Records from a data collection
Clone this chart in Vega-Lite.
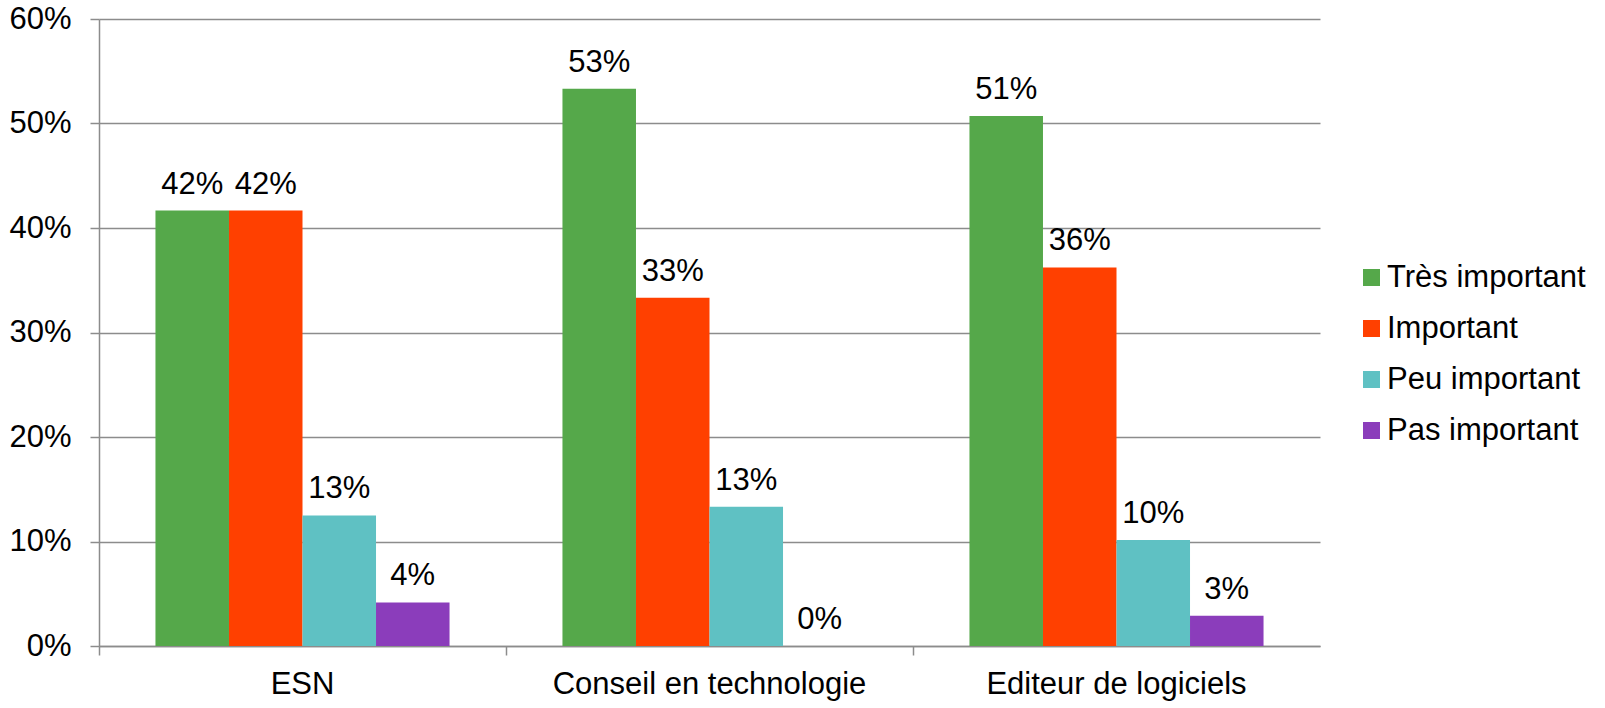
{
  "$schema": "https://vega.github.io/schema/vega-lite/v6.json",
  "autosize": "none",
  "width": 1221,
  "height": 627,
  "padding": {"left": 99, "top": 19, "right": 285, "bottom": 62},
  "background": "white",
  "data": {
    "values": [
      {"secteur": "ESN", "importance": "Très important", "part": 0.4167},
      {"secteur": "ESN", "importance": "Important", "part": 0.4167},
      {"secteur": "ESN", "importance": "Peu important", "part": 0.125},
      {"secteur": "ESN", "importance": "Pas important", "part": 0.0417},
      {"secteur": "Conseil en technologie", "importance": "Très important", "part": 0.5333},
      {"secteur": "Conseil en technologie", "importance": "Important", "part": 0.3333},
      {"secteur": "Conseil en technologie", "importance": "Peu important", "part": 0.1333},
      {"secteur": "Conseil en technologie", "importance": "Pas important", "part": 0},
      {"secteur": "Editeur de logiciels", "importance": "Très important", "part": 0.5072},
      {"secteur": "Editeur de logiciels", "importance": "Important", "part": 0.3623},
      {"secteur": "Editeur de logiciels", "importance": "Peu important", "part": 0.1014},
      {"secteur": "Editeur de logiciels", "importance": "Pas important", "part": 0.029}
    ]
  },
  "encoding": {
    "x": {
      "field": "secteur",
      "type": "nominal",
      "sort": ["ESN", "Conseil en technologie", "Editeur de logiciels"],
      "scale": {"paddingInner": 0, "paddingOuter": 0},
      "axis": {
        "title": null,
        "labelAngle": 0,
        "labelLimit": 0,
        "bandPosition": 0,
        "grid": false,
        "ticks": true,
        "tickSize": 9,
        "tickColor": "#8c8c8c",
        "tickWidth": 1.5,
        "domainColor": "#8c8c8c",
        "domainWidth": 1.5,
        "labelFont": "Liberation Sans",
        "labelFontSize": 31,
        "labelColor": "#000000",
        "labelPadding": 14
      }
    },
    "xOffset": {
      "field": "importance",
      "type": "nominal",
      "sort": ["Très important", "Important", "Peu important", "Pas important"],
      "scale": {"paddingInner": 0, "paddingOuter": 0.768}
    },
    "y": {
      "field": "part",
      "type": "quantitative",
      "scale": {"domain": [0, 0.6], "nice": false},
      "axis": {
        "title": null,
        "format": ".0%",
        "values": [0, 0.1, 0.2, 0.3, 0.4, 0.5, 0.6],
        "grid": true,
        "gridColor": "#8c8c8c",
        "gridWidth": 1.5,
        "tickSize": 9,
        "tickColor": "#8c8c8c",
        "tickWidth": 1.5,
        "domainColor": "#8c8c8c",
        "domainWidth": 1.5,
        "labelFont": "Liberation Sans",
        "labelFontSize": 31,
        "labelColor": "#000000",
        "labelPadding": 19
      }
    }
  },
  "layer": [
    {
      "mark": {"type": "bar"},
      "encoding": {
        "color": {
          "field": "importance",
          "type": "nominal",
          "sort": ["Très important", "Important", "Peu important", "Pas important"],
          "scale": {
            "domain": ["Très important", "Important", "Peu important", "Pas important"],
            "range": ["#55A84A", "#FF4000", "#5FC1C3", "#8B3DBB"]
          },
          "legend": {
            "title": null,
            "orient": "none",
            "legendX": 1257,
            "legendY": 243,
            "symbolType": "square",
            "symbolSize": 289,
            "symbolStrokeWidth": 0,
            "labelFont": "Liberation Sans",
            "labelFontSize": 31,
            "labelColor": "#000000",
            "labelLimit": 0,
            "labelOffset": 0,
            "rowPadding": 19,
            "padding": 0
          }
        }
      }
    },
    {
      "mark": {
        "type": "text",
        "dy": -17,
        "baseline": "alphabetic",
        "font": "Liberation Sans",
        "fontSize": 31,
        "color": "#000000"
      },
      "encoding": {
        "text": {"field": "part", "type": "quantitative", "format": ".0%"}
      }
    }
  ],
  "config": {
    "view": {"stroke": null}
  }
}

==

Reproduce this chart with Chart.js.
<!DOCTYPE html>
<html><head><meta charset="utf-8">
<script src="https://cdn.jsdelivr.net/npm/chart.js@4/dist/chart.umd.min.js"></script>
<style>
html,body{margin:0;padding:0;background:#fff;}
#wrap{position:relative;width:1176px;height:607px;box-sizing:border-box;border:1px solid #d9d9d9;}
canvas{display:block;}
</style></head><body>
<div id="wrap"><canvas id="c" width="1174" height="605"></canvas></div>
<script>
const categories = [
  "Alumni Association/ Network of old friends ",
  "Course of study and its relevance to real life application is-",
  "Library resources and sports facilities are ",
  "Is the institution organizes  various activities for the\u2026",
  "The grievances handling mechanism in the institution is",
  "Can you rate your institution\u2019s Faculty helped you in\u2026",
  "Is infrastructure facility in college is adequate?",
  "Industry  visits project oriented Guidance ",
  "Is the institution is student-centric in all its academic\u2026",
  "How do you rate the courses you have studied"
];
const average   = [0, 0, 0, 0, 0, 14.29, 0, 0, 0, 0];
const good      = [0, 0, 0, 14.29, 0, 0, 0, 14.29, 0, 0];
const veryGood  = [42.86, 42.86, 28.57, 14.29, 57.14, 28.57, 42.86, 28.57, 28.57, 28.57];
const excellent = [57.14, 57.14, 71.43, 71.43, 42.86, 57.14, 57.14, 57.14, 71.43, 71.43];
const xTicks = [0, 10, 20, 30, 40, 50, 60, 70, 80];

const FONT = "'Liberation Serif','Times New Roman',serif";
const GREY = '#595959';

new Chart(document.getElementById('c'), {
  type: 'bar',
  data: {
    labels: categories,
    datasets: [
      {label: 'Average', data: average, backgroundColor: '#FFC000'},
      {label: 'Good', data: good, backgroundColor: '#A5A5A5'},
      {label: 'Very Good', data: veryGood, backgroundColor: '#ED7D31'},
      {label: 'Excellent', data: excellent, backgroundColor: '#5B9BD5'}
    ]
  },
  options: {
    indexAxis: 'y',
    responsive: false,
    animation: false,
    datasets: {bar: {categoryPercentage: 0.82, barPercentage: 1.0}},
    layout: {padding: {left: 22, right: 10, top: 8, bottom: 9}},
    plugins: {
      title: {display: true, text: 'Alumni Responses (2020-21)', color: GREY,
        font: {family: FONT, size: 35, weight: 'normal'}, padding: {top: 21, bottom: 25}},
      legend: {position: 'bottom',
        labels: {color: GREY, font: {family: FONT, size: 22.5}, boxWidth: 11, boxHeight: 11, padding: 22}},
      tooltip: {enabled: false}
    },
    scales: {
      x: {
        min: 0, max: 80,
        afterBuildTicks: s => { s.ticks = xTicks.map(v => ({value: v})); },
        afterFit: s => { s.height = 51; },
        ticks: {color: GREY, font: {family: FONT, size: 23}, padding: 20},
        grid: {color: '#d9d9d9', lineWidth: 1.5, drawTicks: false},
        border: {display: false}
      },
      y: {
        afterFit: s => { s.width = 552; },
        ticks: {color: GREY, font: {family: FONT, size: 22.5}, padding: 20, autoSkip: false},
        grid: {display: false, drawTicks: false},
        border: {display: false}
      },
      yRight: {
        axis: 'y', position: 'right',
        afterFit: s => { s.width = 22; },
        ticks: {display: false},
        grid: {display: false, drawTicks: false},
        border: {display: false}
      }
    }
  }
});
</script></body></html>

--

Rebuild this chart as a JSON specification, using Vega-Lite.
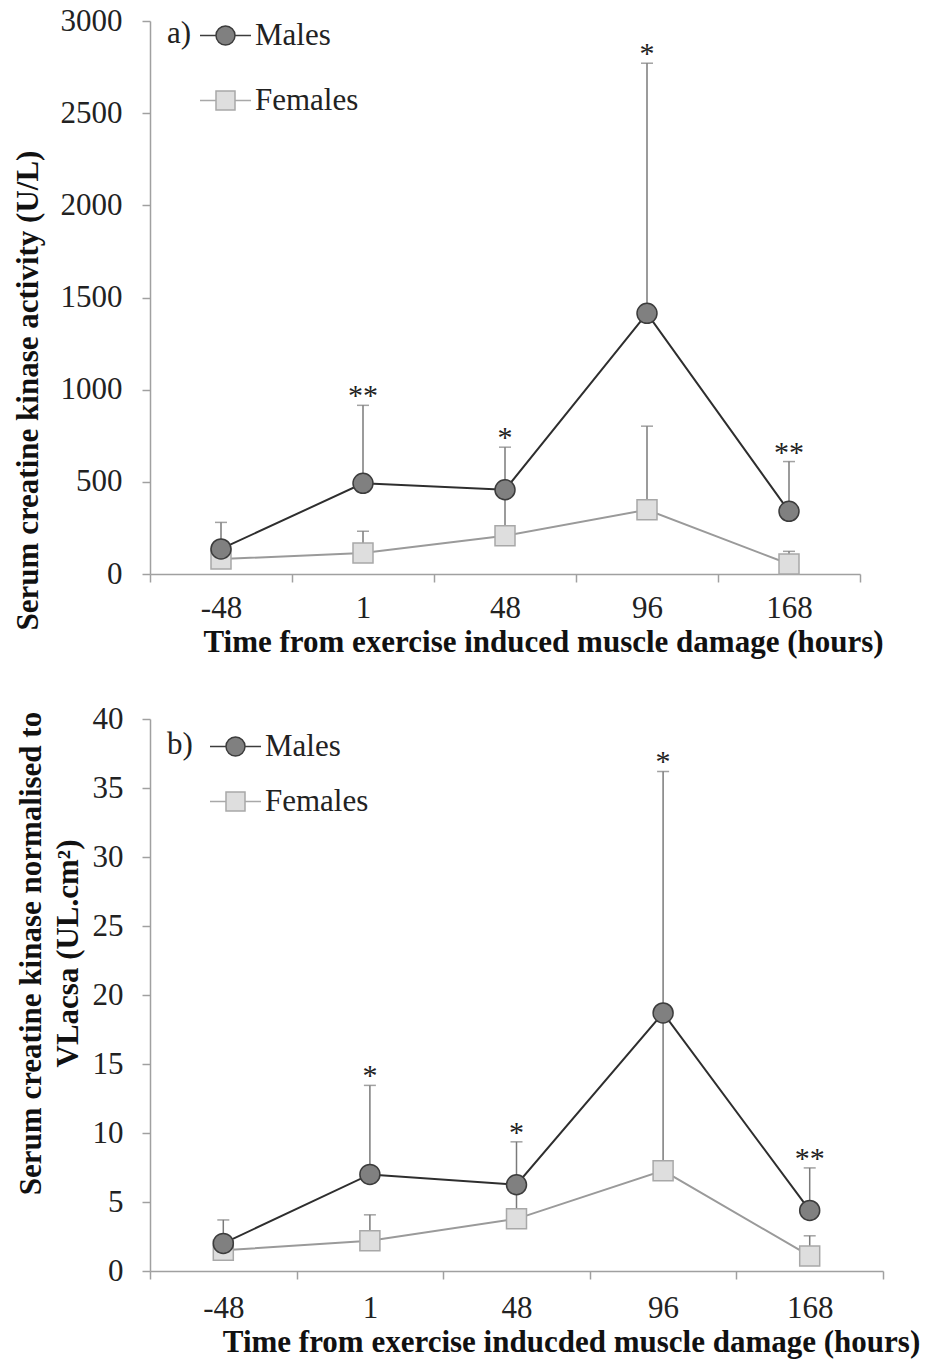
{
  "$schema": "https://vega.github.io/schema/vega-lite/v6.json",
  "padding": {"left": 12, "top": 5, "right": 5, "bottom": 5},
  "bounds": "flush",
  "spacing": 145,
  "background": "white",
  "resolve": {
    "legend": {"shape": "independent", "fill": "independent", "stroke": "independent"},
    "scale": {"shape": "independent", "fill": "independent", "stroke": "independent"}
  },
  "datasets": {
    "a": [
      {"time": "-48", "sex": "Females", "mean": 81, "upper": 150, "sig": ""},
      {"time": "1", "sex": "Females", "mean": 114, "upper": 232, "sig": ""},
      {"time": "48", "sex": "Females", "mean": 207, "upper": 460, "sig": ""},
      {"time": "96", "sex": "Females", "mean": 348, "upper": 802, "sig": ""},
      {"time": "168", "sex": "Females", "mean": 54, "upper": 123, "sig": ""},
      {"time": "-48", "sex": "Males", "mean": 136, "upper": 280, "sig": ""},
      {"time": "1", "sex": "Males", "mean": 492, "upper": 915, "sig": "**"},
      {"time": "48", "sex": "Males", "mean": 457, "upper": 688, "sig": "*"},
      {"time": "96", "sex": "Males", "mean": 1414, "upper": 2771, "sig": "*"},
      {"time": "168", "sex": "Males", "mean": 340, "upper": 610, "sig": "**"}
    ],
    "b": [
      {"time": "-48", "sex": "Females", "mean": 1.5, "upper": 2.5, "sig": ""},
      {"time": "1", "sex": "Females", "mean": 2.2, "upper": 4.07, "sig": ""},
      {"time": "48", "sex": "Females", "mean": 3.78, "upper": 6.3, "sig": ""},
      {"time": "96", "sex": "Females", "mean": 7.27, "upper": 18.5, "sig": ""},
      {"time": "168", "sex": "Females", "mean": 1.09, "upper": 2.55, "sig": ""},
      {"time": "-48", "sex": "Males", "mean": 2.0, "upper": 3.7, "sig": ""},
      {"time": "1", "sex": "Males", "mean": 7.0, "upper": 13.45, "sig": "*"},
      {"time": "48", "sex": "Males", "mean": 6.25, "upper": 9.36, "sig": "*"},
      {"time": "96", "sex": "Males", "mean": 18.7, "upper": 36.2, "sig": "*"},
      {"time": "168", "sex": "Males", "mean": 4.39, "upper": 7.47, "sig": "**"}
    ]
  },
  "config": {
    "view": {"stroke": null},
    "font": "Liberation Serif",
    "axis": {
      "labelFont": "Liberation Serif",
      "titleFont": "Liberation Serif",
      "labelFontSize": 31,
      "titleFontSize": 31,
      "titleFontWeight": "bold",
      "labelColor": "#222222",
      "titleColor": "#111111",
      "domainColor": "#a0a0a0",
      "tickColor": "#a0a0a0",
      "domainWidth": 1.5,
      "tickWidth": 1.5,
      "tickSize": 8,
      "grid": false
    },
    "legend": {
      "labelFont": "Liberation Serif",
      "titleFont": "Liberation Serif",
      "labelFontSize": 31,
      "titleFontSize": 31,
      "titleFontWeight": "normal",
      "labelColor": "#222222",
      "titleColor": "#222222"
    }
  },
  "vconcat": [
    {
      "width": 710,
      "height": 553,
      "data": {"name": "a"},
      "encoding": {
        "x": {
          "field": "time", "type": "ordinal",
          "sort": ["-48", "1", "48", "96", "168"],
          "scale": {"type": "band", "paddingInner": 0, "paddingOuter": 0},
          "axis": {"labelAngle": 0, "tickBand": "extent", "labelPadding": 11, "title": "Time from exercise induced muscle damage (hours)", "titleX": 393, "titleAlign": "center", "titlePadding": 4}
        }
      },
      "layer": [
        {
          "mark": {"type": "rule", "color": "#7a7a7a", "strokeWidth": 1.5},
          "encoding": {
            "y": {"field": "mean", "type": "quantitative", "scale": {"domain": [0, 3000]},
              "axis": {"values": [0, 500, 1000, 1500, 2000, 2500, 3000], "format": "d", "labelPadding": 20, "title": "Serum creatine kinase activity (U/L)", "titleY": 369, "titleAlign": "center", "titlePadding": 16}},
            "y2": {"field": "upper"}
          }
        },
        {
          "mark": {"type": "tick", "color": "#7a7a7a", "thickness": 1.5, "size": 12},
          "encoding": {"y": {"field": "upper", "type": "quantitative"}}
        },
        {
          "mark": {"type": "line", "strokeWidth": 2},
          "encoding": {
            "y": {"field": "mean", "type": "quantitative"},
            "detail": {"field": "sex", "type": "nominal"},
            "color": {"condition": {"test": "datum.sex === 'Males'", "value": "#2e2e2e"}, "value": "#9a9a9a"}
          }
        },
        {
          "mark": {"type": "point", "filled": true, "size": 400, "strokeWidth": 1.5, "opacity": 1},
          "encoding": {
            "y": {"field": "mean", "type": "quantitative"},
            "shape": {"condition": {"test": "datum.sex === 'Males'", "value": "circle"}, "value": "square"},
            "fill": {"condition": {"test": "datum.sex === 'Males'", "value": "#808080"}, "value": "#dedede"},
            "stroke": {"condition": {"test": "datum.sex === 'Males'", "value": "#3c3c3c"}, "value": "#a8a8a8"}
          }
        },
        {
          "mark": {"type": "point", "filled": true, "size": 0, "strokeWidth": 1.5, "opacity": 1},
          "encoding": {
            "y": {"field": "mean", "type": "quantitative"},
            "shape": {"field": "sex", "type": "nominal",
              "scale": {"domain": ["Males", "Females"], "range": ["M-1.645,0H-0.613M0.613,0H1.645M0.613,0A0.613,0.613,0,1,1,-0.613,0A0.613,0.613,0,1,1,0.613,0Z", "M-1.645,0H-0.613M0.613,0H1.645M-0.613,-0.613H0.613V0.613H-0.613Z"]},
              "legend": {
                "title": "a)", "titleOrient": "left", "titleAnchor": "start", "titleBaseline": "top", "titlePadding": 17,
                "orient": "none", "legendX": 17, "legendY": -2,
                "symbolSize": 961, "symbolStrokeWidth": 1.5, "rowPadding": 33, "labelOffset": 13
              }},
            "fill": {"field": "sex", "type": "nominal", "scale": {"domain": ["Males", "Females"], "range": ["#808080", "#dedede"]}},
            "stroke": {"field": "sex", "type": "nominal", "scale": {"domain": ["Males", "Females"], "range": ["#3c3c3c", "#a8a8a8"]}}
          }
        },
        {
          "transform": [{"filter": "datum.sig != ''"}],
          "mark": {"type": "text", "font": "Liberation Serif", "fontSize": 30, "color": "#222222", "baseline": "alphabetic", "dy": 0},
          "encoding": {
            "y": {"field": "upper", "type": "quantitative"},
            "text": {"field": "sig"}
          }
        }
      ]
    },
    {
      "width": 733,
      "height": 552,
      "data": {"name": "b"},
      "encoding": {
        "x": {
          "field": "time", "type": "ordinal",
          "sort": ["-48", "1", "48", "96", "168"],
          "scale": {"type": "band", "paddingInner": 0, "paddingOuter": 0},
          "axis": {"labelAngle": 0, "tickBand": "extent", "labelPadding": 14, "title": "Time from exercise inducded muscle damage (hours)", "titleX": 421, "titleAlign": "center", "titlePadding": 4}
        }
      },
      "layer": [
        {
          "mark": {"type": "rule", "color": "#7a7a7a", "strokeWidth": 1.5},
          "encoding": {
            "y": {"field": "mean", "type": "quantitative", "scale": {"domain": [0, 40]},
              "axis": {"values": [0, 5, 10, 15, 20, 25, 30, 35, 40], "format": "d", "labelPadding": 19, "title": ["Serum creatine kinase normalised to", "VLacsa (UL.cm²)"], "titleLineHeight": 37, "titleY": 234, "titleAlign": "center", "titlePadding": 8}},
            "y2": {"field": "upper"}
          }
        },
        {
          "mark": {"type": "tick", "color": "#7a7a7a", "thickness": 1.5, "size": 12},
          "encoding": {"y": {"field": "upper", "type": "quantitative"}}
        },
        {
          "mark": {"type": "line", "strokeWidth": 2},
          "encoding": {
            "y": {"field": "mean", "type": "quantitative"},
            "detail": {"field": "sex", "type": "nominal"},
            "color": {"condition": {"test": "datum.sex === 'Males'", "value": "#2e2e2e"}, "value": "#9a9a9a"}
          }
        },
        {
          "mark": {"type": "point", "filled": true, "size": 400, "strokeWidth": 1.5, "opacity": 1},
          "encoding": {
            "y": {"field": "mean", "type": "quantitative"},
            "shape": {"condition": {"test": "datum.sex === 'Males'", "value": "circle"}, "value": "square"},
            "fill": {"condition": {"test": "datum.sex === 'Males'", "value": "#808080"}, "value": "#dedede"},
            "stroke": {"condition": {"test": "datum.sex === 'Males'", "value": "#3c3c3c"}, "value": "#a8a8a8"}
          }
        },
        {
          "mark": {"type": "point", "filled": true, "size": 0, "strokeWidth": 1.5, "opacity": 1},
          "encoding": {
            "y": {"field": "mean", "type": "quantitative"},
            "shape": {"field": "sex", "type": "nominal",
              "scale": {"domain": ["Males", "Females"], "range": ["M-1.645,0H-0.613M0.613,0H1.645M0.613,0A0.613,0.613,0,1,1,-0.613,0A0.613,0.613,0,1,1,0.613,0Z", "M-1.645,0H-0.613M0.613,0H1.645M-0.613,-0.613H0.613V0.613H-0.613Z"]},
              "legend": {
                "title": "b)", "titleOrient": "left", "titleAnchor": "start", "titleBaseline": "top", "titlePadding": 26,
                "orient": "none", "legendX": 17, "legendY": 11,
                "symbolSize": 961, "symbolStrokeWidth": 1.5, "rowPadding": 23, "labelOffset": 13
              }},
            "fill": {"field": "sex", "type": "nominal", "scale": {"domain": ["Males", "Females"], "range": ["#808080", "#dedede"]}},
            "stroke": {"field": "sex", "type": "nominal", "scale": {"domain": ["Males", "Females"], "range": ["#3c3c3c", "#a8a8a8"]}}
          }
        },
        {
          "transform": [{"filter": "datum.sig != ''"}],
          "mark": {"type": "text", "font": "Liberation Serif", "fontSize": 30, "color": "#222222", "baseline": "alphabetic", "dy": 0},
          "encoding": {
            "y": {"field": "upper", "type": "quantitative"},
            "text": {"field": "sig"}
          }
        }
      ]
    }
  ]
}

What the task asks: Filter the listing above by the word "this"; copy each line that passes.

Exercise output:
Clone this chart in Vega-Lite.
Reproduce this chart with Chart.js.
Rebuild this chart as a JSON specification, using Vega-Lite.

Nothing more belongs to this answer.